Here’s what I didn’t do that I’m still kicking myself for: spend any one on one time with my wife. Usually we get away for at least a night out or a day trip while we’re home in Baltimore (there’s so many family members around, childcare should be the least of our worries). Honestly, it probably would have helped both of us to relax have some alone time with each other during the trip. Family vacations are hard because while you’re there with your family and you want to be with them, you also want to find time to relax alone and with your boo. I joked with Samantha that in the perfect world, we would arrive on vacation first without the kids, then bring the kids for a few days to join us, then send them off somewhere to recuperate from being on vacation with the kids.
Make time for me time
A colleague of mine once told me years ago, Sam, I can see why you always have something to give, you’re pretty self-centered when it comes to taking time for yourself. Looking back on that comment, I’m not sure if it was fully a compliment or not, but it definitely rings true. Even on vacation, (actually especially on vacation), if there’s one thing I’m absolutely going to do, it’s find alone time to read, journal, and pray. It’s not just my daily habit, it’s what keeps me sane. My wife jokes that the problem with me on vacations is that it takes me a few days to unwind, and then by the time I fully unwind it’s almost time to go. But, even she would agree that I’m a better person to be around when I take this time, so I spent many a morning and afternoon out on my brother in law’s deck this past week reading and relaxing.

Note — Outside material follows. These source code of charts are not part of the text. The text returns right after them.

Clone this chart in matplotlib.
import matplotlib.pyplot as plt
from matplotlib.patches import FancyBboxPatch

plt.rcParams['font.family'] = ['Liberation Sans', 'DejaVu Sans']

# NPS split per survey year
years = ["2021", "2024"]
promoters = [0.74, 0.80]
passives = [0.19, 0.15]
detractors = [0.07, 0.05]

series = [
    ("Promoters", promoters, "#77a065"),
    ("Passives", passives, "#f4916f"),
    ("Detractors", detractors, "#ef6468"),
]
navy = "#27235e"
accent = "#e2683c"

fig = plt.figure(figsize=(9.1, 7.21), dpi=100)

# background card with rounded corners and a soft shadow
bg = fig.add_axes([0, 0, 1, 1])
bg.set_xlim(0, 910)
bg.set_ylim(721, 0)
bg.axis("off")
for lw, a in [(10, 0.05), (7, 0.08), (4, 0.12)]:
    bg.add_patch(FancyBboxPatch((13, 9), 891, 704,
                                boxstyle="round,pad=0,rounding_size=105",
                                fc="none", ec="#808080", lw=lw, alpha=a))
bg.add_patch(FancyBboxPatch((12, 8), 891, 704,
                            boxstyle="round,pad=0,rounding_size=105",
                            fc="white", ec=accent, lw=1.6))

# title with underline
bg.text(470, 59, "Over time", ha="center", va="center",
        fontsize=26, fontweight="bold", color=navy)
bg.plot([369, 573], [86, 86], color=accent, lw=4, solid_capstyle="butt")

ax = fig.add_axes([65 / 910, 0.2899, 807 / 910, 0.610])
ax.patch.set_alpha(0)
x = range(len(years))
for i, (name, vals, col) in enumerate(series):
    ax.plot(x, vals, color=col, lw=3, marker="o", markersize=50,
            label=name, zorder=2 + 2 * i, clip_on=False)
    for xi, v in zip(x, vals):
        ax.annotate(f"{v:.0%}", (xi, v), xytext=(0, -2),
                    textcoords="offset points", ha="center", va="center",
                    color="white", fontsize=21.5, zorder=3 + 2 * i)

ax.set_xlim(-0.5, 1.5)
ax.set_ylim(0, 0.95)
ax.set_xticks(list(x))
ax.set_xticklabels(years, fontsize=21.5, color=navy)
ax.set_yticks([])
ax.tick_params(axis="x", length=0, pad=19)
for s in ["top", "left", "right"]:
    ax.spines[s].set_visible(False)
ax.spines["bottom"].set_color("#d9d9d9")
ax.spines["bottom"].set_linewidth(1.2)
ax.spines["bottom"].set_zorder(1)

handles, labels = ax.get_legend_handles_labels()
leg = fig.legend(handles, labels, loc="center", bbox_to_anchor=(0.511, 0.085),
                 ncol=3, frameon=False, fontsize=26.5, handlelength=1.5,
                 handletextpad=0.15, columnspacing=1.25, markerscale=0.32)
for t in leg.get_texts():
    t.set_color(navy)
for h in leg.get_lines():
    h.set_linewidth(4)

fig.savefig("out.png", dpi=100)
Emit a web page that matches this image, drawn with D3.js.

The Aftermath: Putting Our lives back together
It’s the morning after and we still haven’t unpacked yet. Fortunately we cleaned before we left Atlanta so when we returned we weren’t greeted with a mess. However, we did still have the upcoming week and rest of the summer looming at us as we awoke this morning. Right now my wife and I are getting ready for a budget and calendar meeting for July. Afterwards I’ll take care of a few business items, grocery shop, haircut, pay some bills, do laundry, and if I’m lucky that’ll all get done today.
When we arrived home yesterday we sat down at the table and ate dinner (at our own table…just one of many acts of normalcy we’re trying to reinforce quickly). Afterwards we put the girls to bed early and binge watched Queen Sugar (quickly becoming one of my favorite new shows). I’m just in season 1, but one thing struck me about the West family- their struggle to be perfect. Everything was about projecting the right image and standing together in unity.
While I applaud the standing together in unity, and even see a purpose in being intentional about your family’s public persona it made me reflect on my own struggles as a family man. I have a vision for my family, a vision for how we will impact the world, a vision for the kind of children my wife and I will raise. But none of these visions matter more to me than the actual people in my life. It goes back to the destination vs. journey debate. The perfect road trip ends with successfully reaching your destination right? But what if the journey sucks along the way? Then how do you characterize that road trip? You arrived, but did you really arrive in one piece?
That’s what life is about, learning how to arrive in one piece. Ernest Hemingway wrote, it is good to have an end to journey towards, but it is the journey that matters in the end. I’m so grateful that this past week I found enough moments of peace and clarity to remember that lesson. Whether it was late night jokes in the kitchen with my family, sitting around the dining room table singing happy birthday to my niece, or our karaoke contests…it seems that the best moments of this past week were unplanned. They just happened to be a part of the trip.